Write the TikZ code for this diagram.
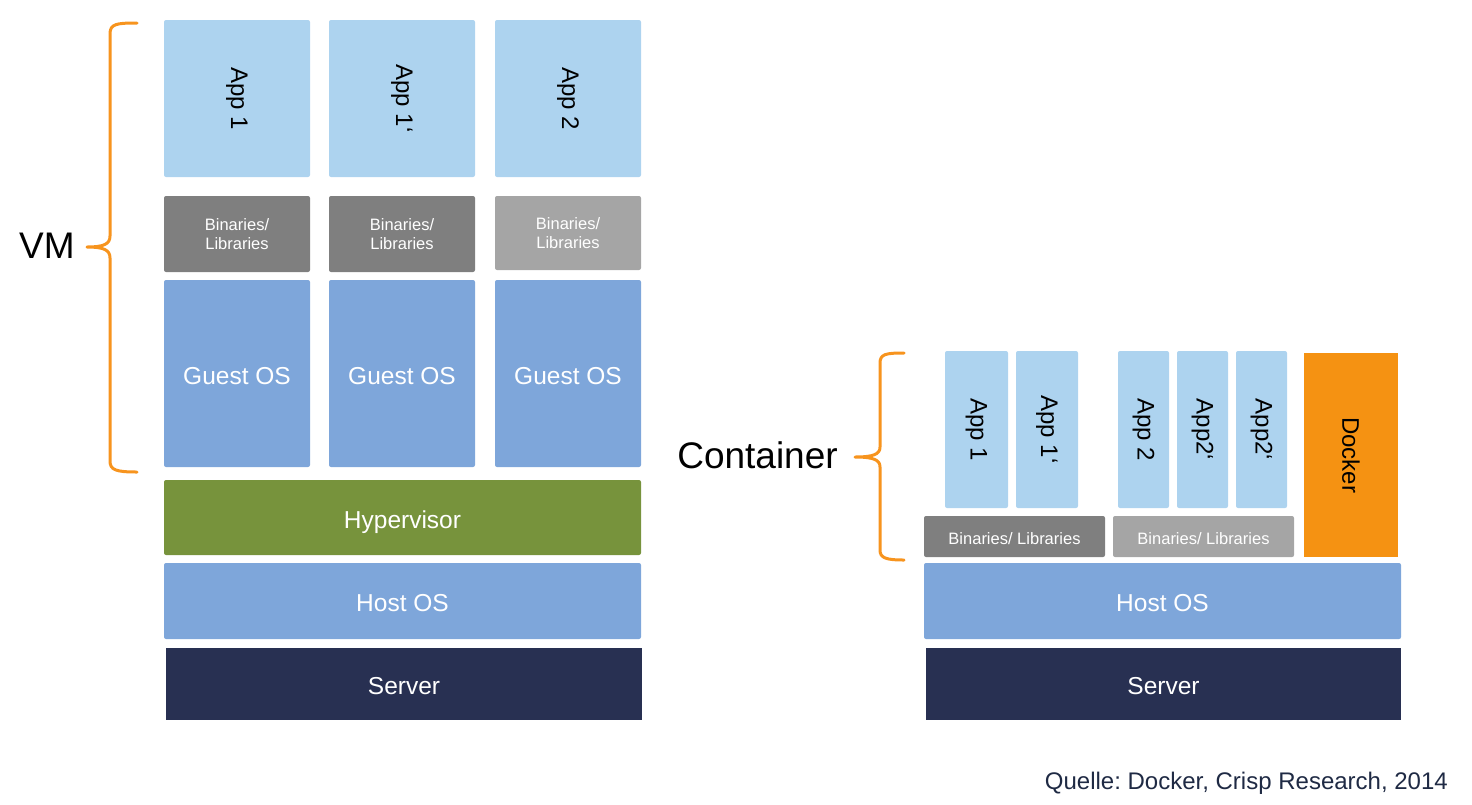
\documentclass[tikz,border=0pt]{standalone}
\usepackage{fontspec}
\setmainfont{Liberation Sans}
\frenchspacing
\begin{document}
\begin{tikzpicture}[x=1pt,y=-1pt,
  blk/.style={draw=none, rounded corners=2pt, inner sep=0pt, align=center, text=white},
  app/.style={blk, fill=appblue, text=black, rotate=-90, font=\fontsize{24}{28}\selectfont},
  binD/.style={blk, fill=binDark, font=\fontsize{16.5}{19}\selectfont},
  binL/.style={blk, fill=binLight, font=\fontsize{16.5}{19}\selectfont},
  oneline/.style={text height=15.6pt, text depth=0pt},
  big/.style={blk, font=\fontsize{24.5}{28}\selectfont, text height=21.5pt, text depth=0pt},
  brace/.style={draw=braceorange, line width=3pt, line cap=round, line join=round},
  lbl/.style={inner sep=0pt, anchor=base, font=\fontsize{37}{42}\selectfont}]
\definecolor{appblue}{HTML}{ADD3EF}
\definecolor{guestblue}{HTML}{7EA6DA}
\definecolor{binDark}{HTML}{7F7F7F}
\definecolor{binLight}{HTML}{A5A5A5}
\definecolor{hypgreen}{HTML}{77933C}
\definecolor{servernavy}{HTML}{283052}
\definecolor{dockerorange}{HTML}{F59212}
\definecolor{braceorange}{HTML}{F7941E}
\definecolor{srcnavy}{HTML}{1F2A44}
\useasboundingbox (0,0) rectangle (1472,804);
% ---- VM stack ----
\node[app, minimum width=157pt, minimum height=146pt] (va1) at (237,98.5) {App 1};
\node[app, minimum width=157pt, minimum height=146pt] (va2) at (402,98.5) {App 1‘};
\node[app, minimum width=157pt, minimum height=146pt] (va3) at (568,98.5) {App 2};
\node[binD, minimum width=146pt, minimum height=76pt] (vb1) at (237,234) {Binaries/\\Libraries};
\node[binD, minimum width=146pt, minimum height=76pt] (vb2) at (402,234) {Binaries/\\Libraries};
\node[binL, minimum width=146pt, minimum height=74pt] (vb3) at (568,233) {Binaries/\\Libraries};
\node[big, fill=guestblue, minimum width=146pt, minimum height=187pt] (vg1) at (237,373.5) {Guest OS};
\node[big, fill=guestblue, minimum width=146pt, minimum height=187pt] (vg2) at (402,373.5) {Guest OS};
\node[big, fill=guestblue, minimum width=146pt, minimum height=187pt] (vg3) at (568,373.5) {Guest OS};
\node[big, fill=hypgreen, minimum width=477pt, minimum height=75pt] (hyp) at (402.5,517.5) {Hypervisor};
\node[big, fill=guestblue, minimum width=477pt, minimum height=76pt] (vhost) at (402.5,601) {Host OS};
\node[big, fill=servernavy, rounded corners=0pt, minimum width=476pt, minimum height=72pt] (vserver) at (404,684) {Server};
% ---- Container stack ----
\node[app, minimum width=157pt, minimum height=63pt] (ca1) at (976.5,429.5) {App 1};
\node[app, minimum width=157pt, minimum height=62pt] (ca2) at (1047,429.5) {App 1‘};
\node[app, minimum width=157pt, minimum height=51pt] (ca3) at (1143.5,429.5) {App 2};
\node[app, minimum width=157pt, minimum height=51pt] (ca4) at (1202.5,429.5) {App2‘};
\node[app, minimum width=157pt, minimum height=51pt] (ca5) at (1261.5,429.5) {App2‘};
\node[app, fill=dockerorange, rounded corners=0pt, minimum width=204pt, minimum height=94pt] (docker) at (1351,455) {Docker};
\node[binD, oneline, minimum width=181pt, minimum height=41pt] (cb1) at (1014.5,536.5) {Binaries/ Libraries};
\node[binL, oneline, minimum width=181pt, minimum height=41pt] (cb2) at (1203.5,536.5) {Binaries/ Libraries};
\node[big, fill=guestblue, minimum width=477pt, minimum height=76pt] (chost) at (1162.5,601) {Host OS};
\node[big, fill=servernavy, rounded corners=0pt, minimum width=475pt, minimum height=72pt] (cserver) at (1163.5,684) {Server};
% ---- labels and braces ----
\node[lbl] (vm) at (47,258) {VM};
\node[lbl] (cont) at (757.5,468) {Container};
\draw[brace] (137,23) .. controls (116,23) and (110,24) .. (110,34) -- (110,236)
  .. controls (110,244) and (104,247) .. (87,247)
  .. controls (104,247) and (110,250) .. (110,258) -- (110,461)
  .. controls (110,470) and (116,472) .. (137,472);
\draw[brace] (904,353) .. controls (886,353) and (880,354) .. (880,363) -- (880,447)
  .. controls (880,454) and (874,457) .. (855,457)
  .. controls (874,457) and (880,460) .. (880,467) -- (880,550)
  .. controls (880,558) and (886,560) .. (904,560);
\node[inner sep=0pt, anchor=base east, text=srcnavy, font=\fontsize{24}{28}\selectfont] (src) at (1448,789) {Quelle: Docker, Crisp Research, 2014};
\end{tikzpicture}
\end{document}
=-=-=-=-=
▶ Task instructions:
What is needed is an exact reproduction of the data, pictures excluded.

▶ Solution:
Write the TikZ code for this diagram.
\documentclass[tikz,border=0pt]{standalone}
\usepackage{fontspec}
\setmainfont{Liberation Sans}
\frenchspacing
\begin{document}
\begin{tikzpicture}[x=1pt,y=-1pt,
  blk/.style={draw=none, rounded corners=2pt, inner sep=0pt, align=center, text=white},
  app/.style={blk, fill=appblue, text=black, rotate=-90, font=\fontsize{24}{28}\selectfont},
  binD/.style={blk, fill=binDark, font=\fontsize{16.5}{19}\selectfont},
  binL/.style={blk, fill=binLight, font=\fontsize{16.5}{19}\selectfont},
  oneline/.style={text height=15.6pt, text depth=0pt},
  big/.style={blk, font=\fontsize{24.5}{28}\selectfont, text height=21.5pt, text depth=0pt},
  brace/.style={draw=braceorange, line width=3pt, line cap=round, line join=round},
  lbl/.style={inner sep=0pt, anchor=base, font=\fontsize{37}{42}\selectfont}]
\definecolor{appblue}{HTML}{ADD3EF}
\definecolor{guestblue}{HTML}{7EA6DA}
\definecolor{binDark}{HTML}{7F7F7F}
\definecolor{binLight}{HTML}{A5A5A5}
\definecolor{hypgreen}{HTML}{77933C}
\definecolor{servernavy}{HTML}{283052}
\definecolor{dockerorange}{HTML}{F59212}
\definecolor{braceorange}{HTML}{F7941E}
\definecolor{srcnavy}{HTML}{1F2A44}
\useasboundingbox (0,0) rectangle (1472,804);
% ---- VM stack ----
\node[app, minimum width=157pt, minimum height=146pt] (va1) at (237,98.5) {App 1};
\node[app, minimum width=157pt, minimum height=146pt] (va2) at (402,98.5) {App 1‘};
\node[app, minimum width=157pt, minimum height=146pt] (va3) at (568,98.5) {App 2};
\node[binD, minimum width=146pt, minimum height=76pt] (vb1) at (237,234) {Binaries/\\Libraries};
\node[binD, minimum width=146pt, minimum height=76pt] (vb2) at (402,234) {Binaries/\\Libraries};
\node[binL, minimum width=146pt, minimum height=74pt] (vb3) at (568,233) {Binaries/\\Libraries};
\node[big, fill=guestblue, minimum width=146pt, minimum height=187pt] (vg1) at (237,373.5) {Guest OS};
\node[big, fill=guestblue, minimum width=146pt, minimum height=187pt] (vg2) at (402,373.5) {Guest OS};
\node[big, fill=guestblue, minimum width=146pt, minimum height=187pt] (vg3) at (568,373.5) {Guest OS};
\node[big, fill=hypgreen, minimum width=477pt, minimum height=75pt] (hyp) at (402.5,517.5) {Hypervisor};
\node[big, fill=guestblue, minimum width=477pt, minimum height=76pt] (vhost) at (402.5,601) {Host OS};
\node[big, fill=servernavy, rounded corners=0pt, minimum width=476pt, minimum height=72pt] (vserver) at (404,684) {Server};
% ---- Container stack ----
\node[app, minimum width=157pt, minimum height=63pt] (ca1) at (976.5,429.5) {App 1};
\node[app, minimum width=157pt, minimum height=62pt] (ca2) at (1047,429.5) {App 1‘};
\node[app, minimum width=157pt, minimum height=51pt] (ca3) at (1143.5,429.5) {App 2};
\node[app, minimum width=157pt, minimum height=51pt] (ca4) at (1202.5,429.5) {App2‘};
\node[app, minimum width=157pt, minimum height=51pt] (ca5) at (1261.5,429.5) {App2‘};
\node[app, fill=dockerorange, rounded corners=0pt, minimum width=204pt, minimum height=94pt] (docker) at (1351,455) {Docker};
\node[binD, oneline, minimum width=181pt, minimum height=41pt] (cb1) at (1014.5,536.5) {Binaries/ Libraries};
\node[binL, oneline, minimum width=181pt, minimum height=41pt] (cb2) at (1203.5,536.5) {Binaries/ Libraries};
\node[big, fill=guestblue, minimum width=477pt, minimum height=76pt] (chost) at (1162.5,601) {Host OS};
\node[big, fill=servernavy, rounded corners=0pt, minimum width=475pt, minimum height=72pt] (cserver) at (1163.5,684) {Server};
% ---- labels and braces ----
\node[lbl] (vm) at (47,258) {VM};
\node[lbl] (cont) at (757.5,468) {Container};
\draw[brace] (137,23) .. controls (116,23) and (110,24) .. (110,34) -- (110,236)
  .. controls (110,244) and (104,247) .. (87,247)
  .. controls (104,247) and (110,250) .. (110,258) -- (110,461)
  .. controls (110,470) and (116,472) .. (137,472);
\draw[brace] (904,353) .. controls (886,353) and (880,354) .. (880,363) -- (880,447)
  .. controls (880,454) and (874,457) .. (855,457)
  .. controls (874,457) and (880,460) .. (880,467) -- (880,550)
  .. controls (880,558) and (886,560) .. (904,560);
\node[inner sep=0pt, anchor=base east, text=srcnavy, font=\fontsize{24}{28}\selectfont] (src) at (1448,789) {Quelle: Docker, Crisp Research, 2014};
\end{tikzpicture}
\end{document}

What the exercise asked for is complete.